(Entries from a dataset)
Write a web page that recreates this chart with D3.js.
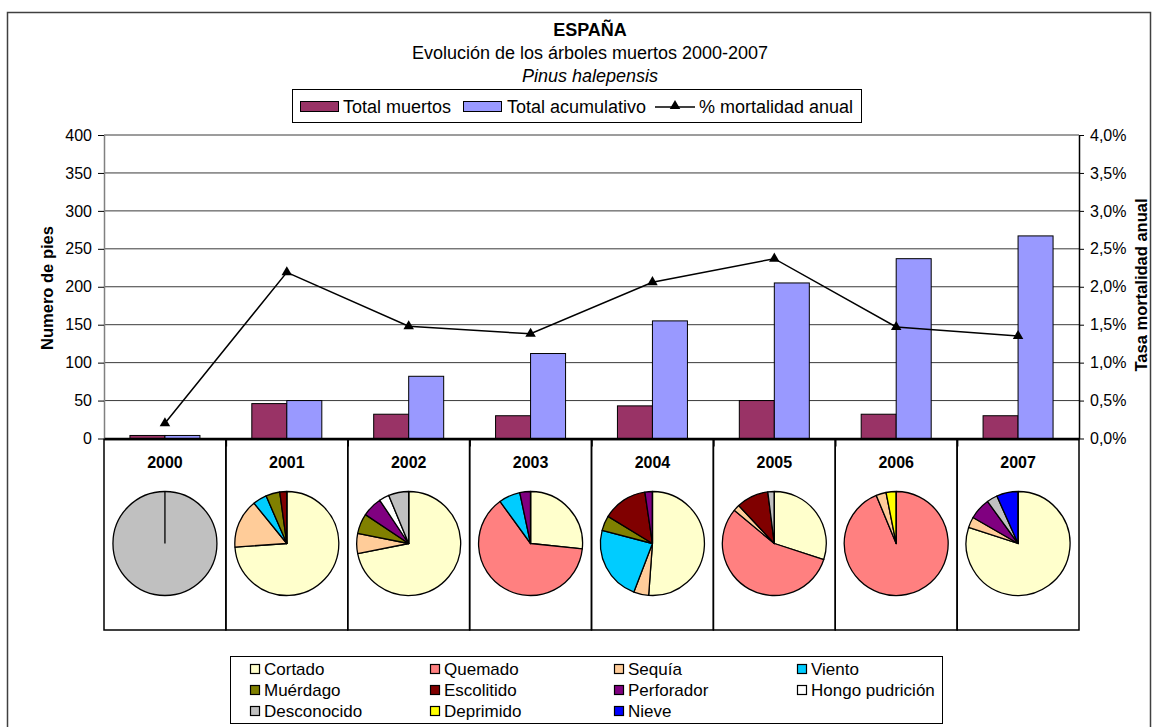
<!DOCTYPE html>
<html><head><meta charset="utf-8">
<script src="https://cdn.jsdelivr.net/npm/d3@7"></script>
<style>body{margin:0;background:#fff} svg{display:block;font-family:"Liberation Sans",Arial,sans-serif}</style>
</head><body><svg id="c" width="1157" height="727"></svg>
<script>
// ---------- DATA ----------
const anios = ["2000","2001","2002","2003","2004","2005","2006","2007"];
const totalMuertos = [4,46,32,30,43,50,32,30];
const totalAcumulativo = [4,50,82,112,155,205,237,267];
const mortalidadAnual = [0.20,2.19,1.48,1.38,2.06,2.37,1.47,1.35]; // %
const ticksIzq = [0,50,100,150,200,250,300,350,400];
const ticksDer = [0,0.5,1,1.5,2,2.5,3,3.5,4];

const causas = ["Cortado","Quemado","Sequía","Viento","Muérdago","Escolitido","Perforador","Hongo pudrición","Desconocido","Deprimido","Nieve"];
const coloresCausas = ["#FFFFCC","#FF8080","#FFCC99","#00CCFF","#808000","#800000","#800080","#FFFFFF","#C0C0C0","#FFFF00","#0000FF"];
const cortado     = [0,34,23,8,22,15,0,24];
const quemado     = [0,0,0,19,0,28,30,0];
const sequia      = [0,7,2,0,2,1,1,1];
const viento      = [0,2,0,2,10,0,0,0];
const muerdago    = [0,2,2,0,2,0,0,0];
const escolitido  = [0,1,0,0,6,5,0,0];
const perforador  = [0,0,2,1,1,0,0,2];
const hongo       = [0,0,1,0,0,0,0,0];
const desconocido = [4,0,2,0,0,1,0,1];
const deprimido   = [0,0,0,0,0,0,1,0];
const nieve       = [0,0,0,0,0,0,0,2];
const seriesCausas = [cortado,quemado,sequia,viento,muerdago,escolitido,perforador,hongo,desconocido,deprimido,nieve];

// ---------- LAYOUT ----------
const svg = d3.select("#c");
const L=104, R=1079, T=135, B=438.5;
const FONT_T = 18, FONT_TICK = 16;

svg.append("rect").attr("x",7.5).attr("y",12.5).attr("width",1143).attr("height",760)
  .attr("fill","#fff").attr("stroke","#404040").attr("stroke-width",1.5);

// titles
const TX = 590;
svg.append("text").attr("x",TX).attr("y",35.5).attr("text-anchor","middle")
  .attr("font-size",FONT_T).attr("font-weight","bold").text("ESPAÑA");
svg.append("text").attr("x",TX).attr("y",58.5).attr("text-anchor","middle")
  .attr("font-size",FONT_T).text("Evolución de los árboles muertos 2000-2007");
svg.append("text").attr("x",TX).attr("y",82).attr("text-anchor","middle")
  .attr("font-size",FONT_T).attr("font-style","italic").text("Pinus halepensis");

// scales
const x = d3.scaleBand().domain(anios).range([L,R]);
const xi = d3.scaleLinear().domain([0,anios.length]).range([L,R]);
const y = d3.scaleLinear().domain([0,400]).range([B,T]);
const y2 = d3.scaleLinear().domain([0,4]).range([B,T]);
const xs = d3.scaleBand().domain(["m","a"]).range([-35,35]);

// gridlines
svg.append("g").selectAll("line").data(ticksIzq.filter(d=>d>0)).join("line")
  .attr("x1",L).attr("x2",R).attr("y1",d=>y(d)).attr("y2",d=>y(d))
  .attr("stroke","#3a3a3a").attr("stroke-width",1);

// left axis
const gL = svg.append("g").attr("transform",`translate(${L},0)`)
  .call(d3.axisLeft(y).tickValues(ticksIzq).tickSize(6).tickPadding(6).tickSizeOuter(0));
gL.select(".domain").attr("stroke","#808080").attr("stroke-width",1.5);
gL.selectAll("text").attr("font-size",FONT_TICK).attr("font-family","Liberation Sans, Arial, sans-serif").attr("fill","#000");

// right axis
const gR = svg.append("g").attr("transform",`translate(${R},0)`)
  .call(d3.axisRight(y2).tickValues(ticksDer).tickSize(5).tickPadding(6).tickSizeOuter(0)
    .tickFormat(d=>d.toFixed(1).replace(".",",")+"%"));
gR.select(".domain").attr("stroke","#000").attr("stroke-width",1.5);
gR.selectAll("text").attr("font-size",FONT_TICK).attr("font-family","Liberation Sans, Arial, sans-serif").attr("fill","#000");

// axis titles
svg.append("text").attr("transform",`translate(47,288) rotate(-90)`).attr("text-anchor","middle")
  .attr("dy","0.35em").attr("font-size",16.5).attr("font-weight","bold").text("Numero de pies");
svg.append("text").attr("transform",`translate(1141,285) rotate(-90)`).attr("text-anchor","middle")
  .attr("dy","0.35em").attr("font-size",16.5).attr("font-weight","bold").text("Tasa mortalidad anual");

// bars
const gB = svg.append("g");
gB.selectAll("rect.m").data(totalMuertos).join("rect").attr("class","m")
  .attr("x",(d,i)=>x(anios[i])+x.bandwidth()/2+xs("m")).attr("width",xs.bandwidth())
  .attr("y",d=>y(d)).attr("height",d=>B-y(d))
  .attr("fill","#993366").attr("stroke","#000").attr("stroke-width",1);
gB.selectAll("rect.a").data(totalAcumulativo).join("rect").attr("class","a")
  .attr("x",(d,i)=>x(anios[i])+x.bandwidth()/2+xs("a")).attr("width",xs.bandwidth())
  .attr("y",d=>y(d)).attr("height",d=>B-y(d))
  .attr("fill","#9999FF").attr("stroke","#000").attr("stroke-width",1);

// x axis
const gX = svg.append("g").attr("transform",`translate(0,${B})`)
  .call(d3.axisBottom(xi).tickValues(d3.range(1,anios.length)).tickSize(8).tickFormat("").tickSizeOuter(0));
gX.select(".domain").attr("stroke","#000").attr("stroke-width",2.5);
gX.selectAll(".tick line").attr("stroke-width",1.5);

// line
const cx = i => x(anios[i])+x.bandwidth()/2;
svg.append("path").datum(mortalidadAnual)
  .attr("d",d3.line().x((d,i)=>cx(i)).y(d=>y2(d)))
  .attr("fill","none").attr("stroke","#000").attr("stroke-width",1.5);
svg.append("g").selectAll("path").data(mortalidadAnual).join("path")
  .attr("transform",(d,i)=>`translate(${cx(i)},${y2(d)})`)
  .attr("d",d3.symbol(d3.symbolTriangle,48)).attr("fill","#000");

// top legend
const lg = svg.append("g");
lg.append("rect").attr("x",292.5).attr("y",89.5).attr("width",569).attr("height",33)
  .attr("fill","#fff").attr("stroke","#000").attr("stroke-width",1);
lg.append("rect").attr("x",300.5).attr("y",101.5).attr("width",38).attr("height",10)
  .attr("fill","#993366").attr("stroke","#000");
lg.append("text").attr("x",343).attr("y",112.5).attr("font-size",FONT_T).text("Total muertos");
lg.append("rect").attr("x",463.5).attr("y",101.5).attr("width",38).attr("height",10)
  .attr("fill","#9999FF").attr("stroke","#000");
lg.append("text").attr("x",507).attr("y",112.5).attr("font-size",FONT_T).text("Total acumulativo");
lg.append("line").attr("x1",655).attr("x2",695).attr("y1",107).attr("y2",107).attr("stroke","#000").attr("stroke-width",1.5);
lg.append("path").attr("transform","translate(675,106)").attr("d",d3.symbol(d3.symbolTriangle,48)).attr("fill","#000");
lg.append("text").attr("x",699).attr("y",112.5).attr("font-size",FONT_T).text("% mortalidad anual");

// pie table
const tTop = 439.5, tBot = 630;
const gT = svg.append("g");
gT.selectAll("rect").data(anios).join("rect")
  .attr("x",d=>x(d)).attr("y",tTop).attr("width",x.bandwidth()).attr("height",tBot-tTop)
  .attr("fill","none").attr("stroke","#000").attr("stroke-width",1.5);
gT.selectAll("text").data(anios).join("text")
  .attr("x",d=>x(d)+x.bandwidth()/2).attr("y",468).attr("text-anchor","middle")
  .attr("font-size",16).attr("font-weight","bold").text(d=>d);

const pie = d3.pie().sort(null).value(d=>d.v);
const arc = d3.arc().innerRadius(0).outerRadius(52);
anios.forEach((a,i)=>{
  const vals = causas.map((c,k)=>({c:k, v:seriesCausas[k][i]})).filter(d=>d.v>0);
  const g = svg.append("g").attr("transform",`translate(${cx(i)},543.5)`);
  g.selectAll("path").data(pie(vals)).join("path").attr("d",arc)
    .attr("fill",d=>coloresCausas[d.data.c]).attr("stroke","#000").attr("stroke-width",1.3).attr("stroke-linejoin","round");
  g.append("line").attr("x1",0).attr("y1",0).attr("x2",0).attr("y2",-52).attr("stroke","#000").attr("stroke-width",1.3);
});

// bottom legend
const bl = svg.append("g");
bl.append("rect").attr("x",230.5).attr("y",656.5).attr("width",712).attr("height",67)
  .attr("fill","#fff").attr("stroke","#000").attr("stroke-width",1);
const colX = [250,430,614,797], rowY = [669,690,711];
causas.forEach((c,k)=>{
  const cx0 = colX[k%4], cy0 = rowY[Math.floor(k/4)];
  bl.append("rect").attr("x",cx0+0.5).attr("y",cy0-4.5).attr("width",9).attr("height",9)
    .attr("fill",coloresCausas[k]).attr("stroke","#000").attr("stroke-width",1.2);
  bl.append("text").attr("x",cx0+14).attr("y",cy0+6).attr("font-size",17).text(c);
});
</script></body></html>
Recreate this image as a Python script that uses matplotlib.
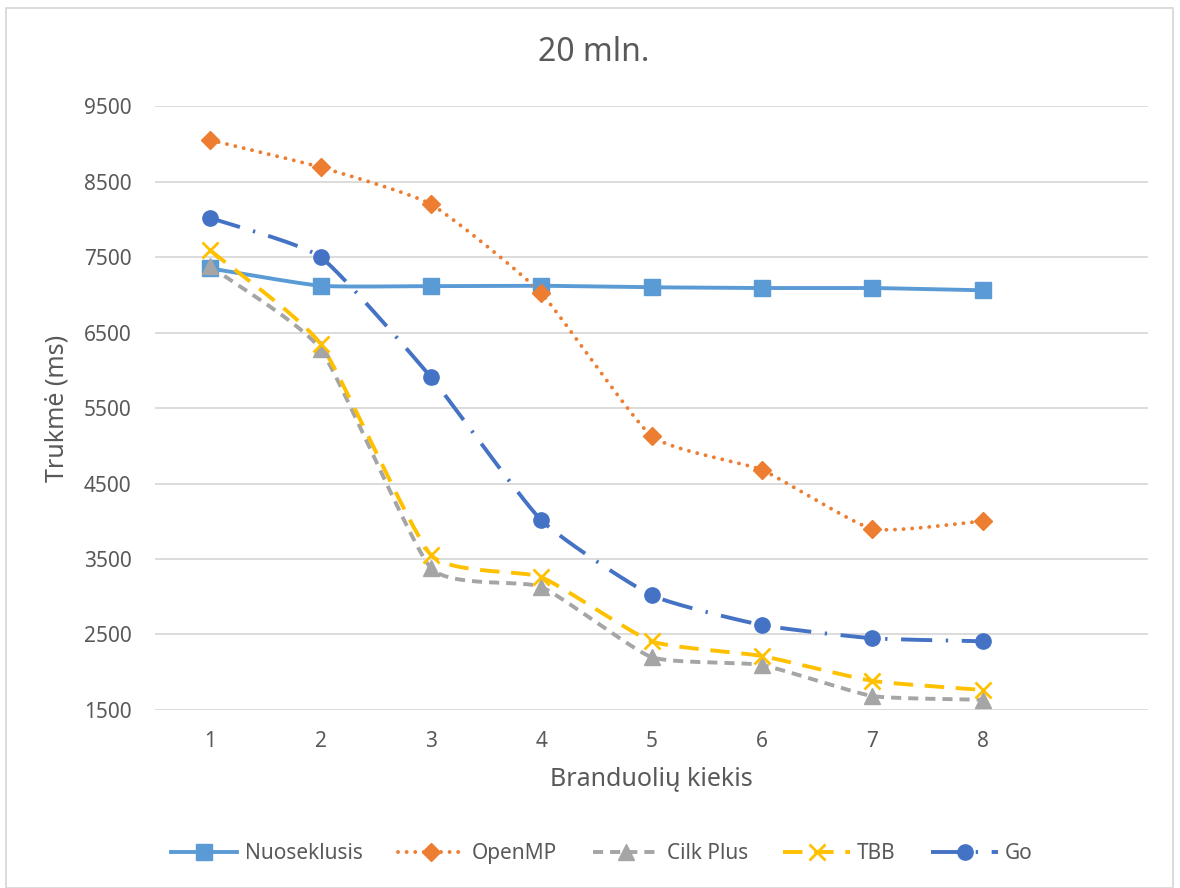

:: Requirement ::
Where a line in the material above holds "this", copy that line.

:: Written reply ::
Write a web page that recreates this chart with D3.js.
Recreate this image as a Python script that uses matplotlib.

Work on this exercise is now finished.